Republicans’ choice of replacement for Ms. Cheney has amplified that narrative. While party leaders have cast Ms. Stefanik as a unifying figure who will stick to the party script and stay focused on taking back the majority from Democrats, the New York Republican has resurrected Mr. Trump’s false claims of widespread voter fraud and pledged to stand by him and “his focus on election integrity.”
Ms. Stefanik’s hasty ascension has also sparked discontent among the hard-right members of the Republican conference, who are suspicious of her recent transformation from a mainstream moderate who was skeptical of Mr. Trump into one of his most vocal defenders. They have taken issue with her voting record, including voting against his signature 2017 tax cuts bill and his efforts to seize funding to build a border wall.
“I think she’s a liberal,” Mr. Buck told reporters on Wednesday. But he added that with top Republicans and Mr. Trump uniting to support Ms.
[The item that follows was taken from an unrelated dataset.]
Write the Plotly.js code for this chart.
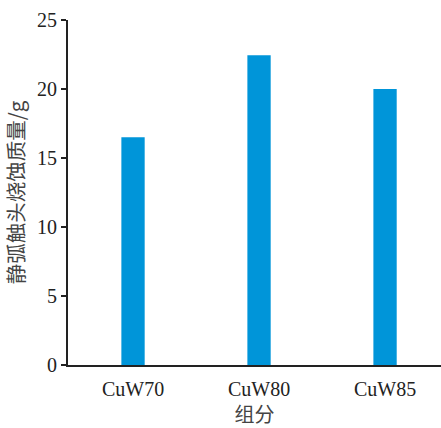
<!DOCTYPE html>
<html>
<head>
<meta charset="utf-8">
<script src="https://cdn.plot.ly/plotly-3.0.1.min.js"></script>
<style>html,body{margin:0;padding:0;background:#fff;}#chart{width:441px;height:428px;}</style>
</head>
<body>
<div id="chart"></div>
<script>
const categories = ["CuW70", "CuW80", "CuW85"];
const erosionMass = [16.5, 22.45, 20.0];
const yTickVals = [0, 5, 10, 15, 20, 25];

const fontFamily = '"Liberation Serif", "Times New Roman", "Noto Sans CJK SC", serif';
const cjkFamily = '"Noto Sans CJK SC", "Liberation Serif", serif';

Plotly.newPlot('chart', [{
  type: 'bar',
  x: categories,
  y: erosionMass,
  width: 0.185,
  marker: {color: '#0095d9', line: {width: 0}},
  hoverinfo: 'none'
}], {
  width: 441,
  height: 428,
  margin: {l: 68, r: 0, t: 20, b: 63},
  paper_bgcolor: '#fff',
  plot_bgcolor: '#fff',
  showlegend: false,
  font: {family: fontFamily, size: 20, color: '#222'},
  xaxis: {
    type: 'category',
    range: [-0.516, 2.444],
    showline: true,
    linecolor: '#222',
    linewidth: 1.5,
    ticks: 'outside',
    ticklen: 5,
    tickcolor: 'rgba(0,0,0,0)',
    showgrid: false,
    zeroline: false,
    tickfont: {family: fontFamily, size: 20, color: '#222'},
    title: {text: '组分', font: {family: cjkFamily, size: 20, color: '#444'}, standoff: 13}
  },
  yaxis: {
    range: [0, 25],
    tickvals: yTickVals,
    showline: true,
    linecolor: '#222',
    linewidth: 2,
    ticks: 'outside',
    ticklen: 5,
    tickwidth: 1.5,
    tickcolor: '#222',
    showgrid: false,
    zeroline: false,
    tickfont: {family: fontFamily, size: 20, color: '#222'},
    title: {text: '静弧触头烧蚀质量/g', font: {family: cjkFamily, size: 20.5, color: '#444'}, standoff: 8}
  }
}, {staticPlot: true});
</script>
</body>
</html>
Stefanik, he doubted that anybody would want to risk a future chairmanship or leadership role should Republicans win back the House by taking her on. “Which I think is terribly unfortunate,” he added.
Representative Chip Roy, Republican of Texas, circulated a broadside on Tuesday accusing Ms. Stefanik of being insufficiently conservative and said top Republicans were making a mistake by rushing to elevate her. On Wednesday, he appeared to entertain running against her.
“She should have an opponent,” Mr. Roy said.
A vote on whether to elevate Ms. Stefanik to the No. 3 post is expected on Friday.